Edit storage can become full for many reasons: stalled projects, finished projects, left over render files, duplicate files and media files no longer used by any online project. Project Parking helps manage that storage more efficiently.

The solution works by analyzing all projects and media across all workspaces. It then allows that analysis to be viewed in the UI, and users can rank projects in the most appropriate way. This may be in order of total file size, number of files associated with a project, which workspaces the media is on, or whether media is offline. The location of any duplicate files can also be identified, as can any orphaned media not associated with a project.

Stalled projects can then be taken offline to free up space. It is possible to archive whole projects (all bins, sequences and media files) and update with new versions or archive only important bins. Archived, projects can be moved through the cloud and around the world. A project is transferred with its entire media to any storage so that it can be restored to a new facility, workstation or laptop and edited immediately. (See Figure 1.) Also, orphan and duplicate media files can be managed by moving them offline, which frees up the edit storage.
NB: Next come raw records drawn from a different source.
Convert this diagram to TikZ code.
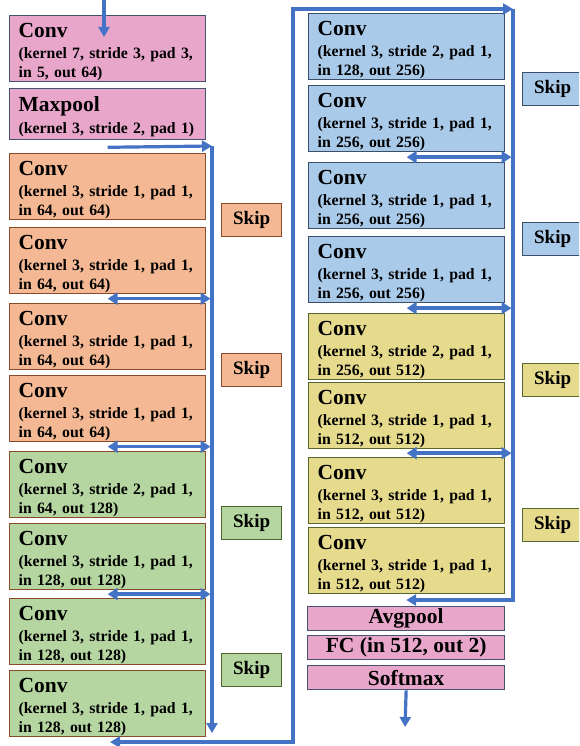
\documentclass[tikz,border=0pt]{standalone}
\usepackage{fontspec}
\setmainfont{Liberation Serif}
\usetikzlibrary{arrows.meta,calc}

\definecolor{pinkbox}{HTML}{E9A6CB}
\definecolor{pinkline}{HTML}{45546E}
\definecolor{orangebox}{HTML}{F4B994}
\definecolor{brownline}{HTML}{8A4B2A}
\definecolor{greenbox}{HTML}{B5D5A1}
\definecolor{greenline}{HTML}{4E6230}
\definecolor{bluebox}{HTML}{AACAE9}
\definecolor{blueline}{HTML}{3C4F68}
\definecolor{yellowbox}{HTML}{E6DA8D}
\definecolor{oliveline}{HTML}{55672E}
\definecolor{flowblue}{HTML}{4472C4}

\newcommand{\ttl}{\fontsize{21.5}{24}\selectfont}
\newcommand{\blkend}{\endgraf\vspace{-6pt}}

\begin{document}
\begin{tikzpicture}[x=1pt,y=-1pt,
	every node/.append style={font=\bfseries\fontsize{15.8}{19}\selectfont},
	blk/.style={draw, line width=1.3pt, anchor=north west, minimum width=196, minimum height=66,
		text width=178, inner xsep=9, inner ysep=0, align=left, execute at end node=\blkend},
	pinkb/.style={blk, fill=pinkbox, draw=pinkline},
	orangeb/.style={blk, fill=orangebox, draw=brownline},
	greenb/.style={blk, fill=greenbox, draw=brownline},
	blueb/.style={blk, fill=bluebox, draw=blueline},
	yellowb/.style={blk, fill=yellowbox, draw=oliveline},
	headbox/.style={draw=pinkline, fill=pinkbox, line width=1.3pt, anchor=north west, minimum width=197,
		minimum height=24, inner sep=0, font=\bfseries\ttl},
	skipbox/.style={draw, line width=1.3pt, anchor=north west, minimum width=60, minimum height=33,
		inner sep=0, font=\bfseries\fontsize{19}{22}\selectfont},
	flow/.style={draw=flowblue, line width=3.2pt, -{Triangle[length=10pt,width=11pt]}},
	dflow/.style={draw=flowblue, line width=3.6pt, {Triangle[length=10pt,width=12pt]}-{Triangle[length=10pt,width=12pt]}}
]
	\useasboundingbox (0,0) rectangle (579,746);
	\clip (0,0) rectangle (579,746);

	\node[pinkb] (conv0) at (9,15) {{\ttl Conv}\\[2pt](kernel 7, stride 3, pad 3,\\in 5, out 64)};
	\node[pinkb, minimum height=51] (pool0) at (9,88) {{\ttl Maxpool}\\[3pt](kernel 3, stride 2, pad 1)};

	\node[orangeb] (l1a) at (9,153) {{\ttl Conv}\\[2pt](kernel 3, stride 1, pad 1,\\in 64, out 64)};
	\node[orangeb] (l1b) at (9,227) {{\ttl Conv}\\[2pt](kernel 3, stride 1, pad 1,\\in 64, out 64)};
	\node[orangeb] (l1c) at (9,303) {{\ttl Conv}\\[2pt](kernel 3, stride 1, pad 1,\\in 64, out 64)};
	\node[orangeb] (l1d) at (9,375) {{\ttl Conv}\\[2pt](kernel 3, stride 1, pad 1,\\in 64, out 64)};

	\node[greenb] (l2a) at (9,451) {{\ttl Conv}\\[2pt](kernel 3, stride 2, pad 1,\\in 64, out 128)};
	\node[greenb] (l2b) at (9,523) {{\ttl Conv}\\[2pt](kernel 3, stride 1, pad 1,\\in 128, out 128)};
	\node[greenb] (l2c) at (9,598) {{\ttl Conv}\\[2pt](kernel 3, stride 1, pad 1,\\in 128, out 128)};
	\node[greenb] (l2d) at (9,670) {{\ttl Conv}\\[2pt](kernel 3, stride 1, pad 1,\\in 128, out 128)};

	\node[blueb] (l3a) at (308,13) {{\ttl Conv}\\[2pt](kernel 3, stride 2, pad 1,\\in 128, out 256)};
	\node[blueb] (l3b) at (308,85) {{\ttl Conv}\\[2pt](kernel 3, stride 1, pad 1,\\in 256, out 256)};
	\node[blueb] (l3c) at (308,162) {{\ttl Conv}\\[2pt](kernel 3, stride 1, pad 1,\\in 256, out 256)};
	\node[blueb] (l3d) at (308,236) {{\ttl Conv}\\[2pt](kernel 3, stride 1, pad 1,\\in 256, out 256)};

	\node[yellowb] (l4a) at (308,313) {{\ttl Conv}\\[2pt](kernel 3, stride 2, pad 1,\\in 256, out 512)};
	\node[yellowb] (l4b) at (308,382) {{\ttl Conv}\\[2pt](kernel 3, stride 1, pad 1,\\in 512, out 512)};
	\node[yellowb] (l4c) at (308,457) {{\ttl Conv}\\[2pt](kernel 3, stride 1, pad 1,\\in 512, out 512)};
	\node[yellowb] (l4d) at (308,527) {{\ttl Conv}\\[2pt](kernel 3, stride 1, pad 1,\\in 512, out 512)};

	\node[headbox] (avg) at (307,606) {Avgpool};
	\node[headbox] (fc) at (307,635) {FC (in 512, out 2)};
	\node[headbox] (soft) at (307,665) {Softmax};

	\node[skipbox, fill=orangebox, draw=brownline] (sk1a) at (221,203) {Skip};
	\node[skipbox, fill=orangebox, draw=brownline] (sk1b) at (221,353) {Skip};
	\node[skipbox, fill=greenbox, draw=greenline] (sk2a) at (221,506) {Skip};
	\node[skipbox, fill=greenbox, draw=greenline] (sk2b) at (221,653) {Skip};
	\node[skipbox, fill=bluebox, draw=blueline] (sk3a) at (522,72) {Skip};
	\node[skipbox, fill=bluebox, draw=blueline] (sk3b) at (522,222) {Skip};
	\node[skipbox, fill=yellowbox, draw=oliveline] (sk4a) at (522,363) {Skip};
	\node[skipbox, fill=yellowbox, draw=oliveline] (sk4b) at (522,508) {Skip};

	\coordinate (in) at (104,0);
	\coordinate (busA) at (212,146);
	\coordinate (busB) at (212,733);
	\coordinate (loopA) at (110,742);
	\coordinate (loopB) at (293,742);
	\coordinate (loopC) at (293,9);
	\coordinate (busC) at (513,9);
	\coordinate (busD) at (513,600);
	\coordinate (out) at (405,727);

	\draw[flow] (in) -- ([yshift=-22pt]in |- conv0.north);
	\draw[flow] ([yshift=-7pt]pool0.south) -- (busA);
	\draw[flow] (busA) -- (busB);
	\draw[flow, {Triangle[length=10pt,width=11pt]}-{Triangle[length=10pt,width=11pt]}] (loopA) -- (loopB) -- (loopC) -- (busC);
	\draw[flow] (busC) -- (busD) -- (busD -| avg.north);
	\draw[flow] (soft.south) -- (out);

	\coordinate (j1) at ($(l1b.south)!.5!(l1c.north)$);
	\coordinate (j2) at ($(l1d.south)!.5!(l2a.north)$);
	\coordinate (j3) at ($(l2b.south)!.5!(l2c.north)$);
	\coordinate (j4) at ($(l3b.south)!.5!(l3c.north)$);
	\coordinate (j5) at ($(l3d.south)!.5!(l4a.north)$);
	\coordinate (j6) at ($(l4b.south)!.5!(l4c.north)$);
	\draw[dflow] (j1) -- ([xshift=-1.5pt]j1 -| busA);
	\draw[dflow] (j2) -- ([xshift=-1.5pt]j2 -| busA);
	\draw[dflow] (j3) -- ([xshift=-1.5pt]j3 -| busA);
	\draw[dflow] (j4) -- ([xshift=-1.5pt]j4 -| busC);
	\draw[dflow] (j5) -- ([xshift=-1.5pt]j5 -| busC);
	\draw[dflow] (j6) -- ([xshift=-1.5pt]j6 -| busC);
\end{tikzpicture}
\end{document}
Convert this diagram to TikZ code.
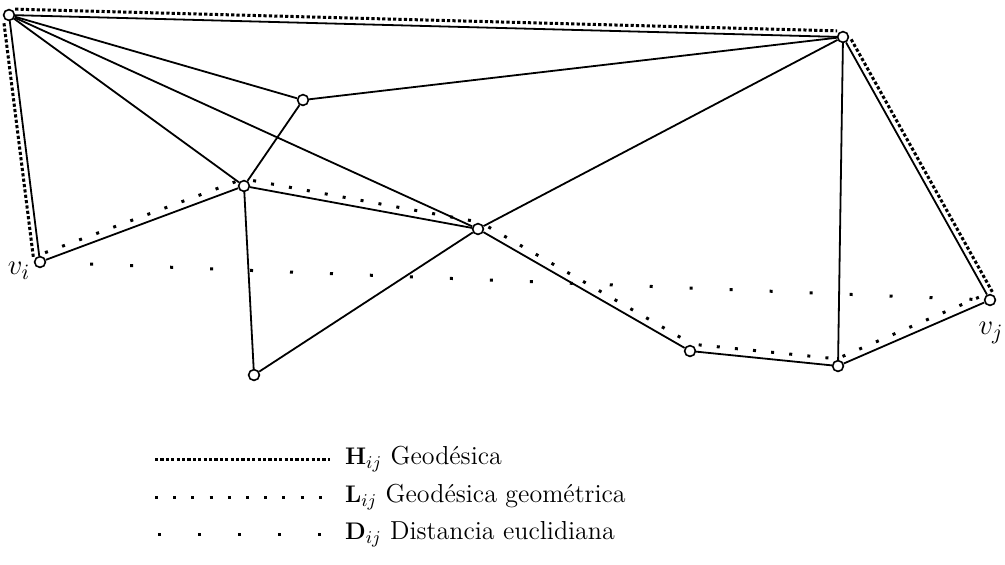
\documentclass[tikz,border=0pt]{standalone}
\usepackage{tikz}
\usetikzlibrary{calc,positioning}

\begin{document}
\begin{tikzpicture}[
    x=0.5pt, y=-0.5pt,
    vtx/.style={draw, circle, fill=white, inner sep=0pt, minimum size=5.4pt, line width=0.8pt},
    edge/.style={line width=0.9pt},
    hline/.style={line width=1.5pt, dash pattern=on 1.6pt off 1.1pt},
    lline/.style={line width=1.5pt, dash pattern=on 1.5pt off 7.6pt},
    dline/.style={line width=1.5pt, dash pattern=on 1.5pt off 18.5pt},
    lab/.style={font=\fontsize{13}{15}\selectfont},
    vlab/.style={font=\fontsize{15}{17}\selectfont}
]
    \useasboundingbox (0,0) rectangle (1005,564);

    % vertices
    \node[vtx] (a) at (9,15) {};
    \node[vtx] (b) at (843,37) {};
    \node[vtx] (c) at (303,100) {};
    \node[vtx] (d) at (244,186) {};
    \node[vtx] (e) at (478,229) {};
    \node[vtx] (vi) at (40,262) {};
    \node[vtx] (vj) at (990,300) {};
    \node[vtx] (f) at (254,375) {};
    \node[vtx] (g) at (690,351) {};
    \node[vtx] (h) at (838,366) {};

    \node[vlab] (lvi) at (19,271) {$v_i$};
    \node[vlab] (lvj) at (991,333) {$v_j$};

    % edges of the mesh
    \foreach \p/\q in {a/vi, a/b, a/c, a/d, a/e, c/d, c/b, d/vi, d/e, d/f,
                       e/f, e/b, e/g, g/h, h/vj, b/h, b/vj}
        \draw[edge] (\p) -- (\q);

    % geodesic H
    \foreach \p/\q in {vi/a, a/b, b/vj}
        \draw[hline, shorten <=3pt, shorten >=3pt]
            ($(\p)!3pt!90:(\q)$) -- ($(\q)!3pt!-90:(\p)$);

    % geometric geodesic L
    \foreach \p/\q in {vi/d, d/e, e/g, g/h, h/vj}
        \draw[lline, shorten <=4pt, shorten >=3pt]
            ($(\p)!3.5pt!90:(\q)$) -- ($(\q)!3.5pt!-90:(\p)$);

    % euclidean distance D
    \draw[dline, shorten <=22pt] (vi) -- (vj);

    % legend
    \coordinate (h1) at (155,459);
    \coordinate (h2) at (330,459);
    \coordinate (l1) at (155,497);
    \coordinate (l2) at (330,497);
    \coordinate (d1) at (158,534);
    \coordinate (d2) at (330,534);
    \draw[hline] (h1) -- (h2);
    \draw[lline] (l1) -- (l2);
    \draw[dline] (d1) -- (d2);
    \node[lab, anchor=west] (th) at (338,459) {$\mathbf{H}_{ij}$ Geodésica};
    \node[lab, anchor=west] (tl) at (338,497) {$\mathbf{L}_{ij}$ Geodésica geométrica};
    \node[lab, anchor=west] (td) at (338,534) {$\mathbf{D}_{ij}$ Distancia euclidiana};
\end{tikzpicture}
\end{document}
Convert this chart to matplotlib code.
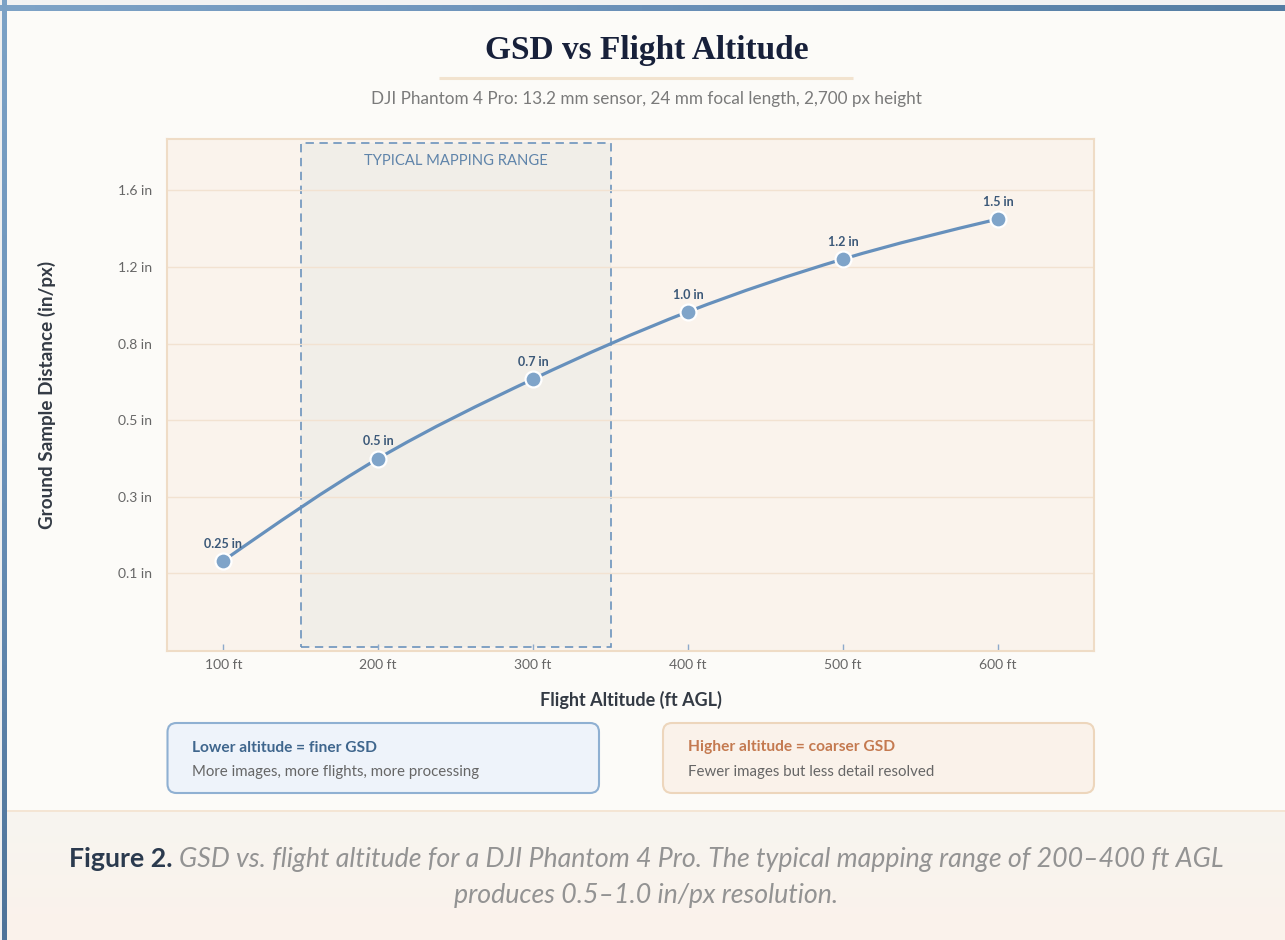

Figure 1. Project Parking transfers allow users to move Avid projects to new workstations or locations.

Project Transfer functionality can be used to ensure that all media for a project is in a particular media workspace. For example, media often gets placed in the wrong location, which makes it difficult to find or move later on. Project Parking allows media that has ended up in several different places to be collected and put back in one location, so it can be edited by another workstation in the future. Alternatively, the Transfer functionality allows a project’s media to be moved to a laptop’s local disk for editing off-site, or to a new removable disk for transportation to a new facility.

Retrieval (bringing a project back from deep storage or just from a weekend’s editing at home) is easily achieved by restoring whole projects or just the required bins of an archived project, for re-editing to any other project by listing all archived Avid projects in each destination. Each archive provides information on when it was made. It also details the number of versions that are available along with user comments. The user can choose which version and where to restore the Avid project to, selecting how the original workspaces maps onto currently available ones. It is also possible to merge a new version of a project with one currently online.

Summary

Project Parking gives users the tools to improve the efficient use of high-value edit storage and to reduce capital expenditure on additional edit storage by copying Avid projects to nearline, offline efficient IT storage or removable storage. The solution improves the reliability and speed of archiving by allowing the movement of complete Avid projects easily from one site to another, or from facility to home, so users can have full confidence that projects will be in exactly the same state as when they were archived.

This enables editors to efficiently manage projects, take complete Avid projects off-site and even re-edit away from the central facility and then merge back again. In addition to those workflow benefits, work can also be protected by creating snapshots of projects before major edit changes, interruptions to production, or for simply handing over to other editors.

Ben Miles is business development manager, Marquis Broadcast.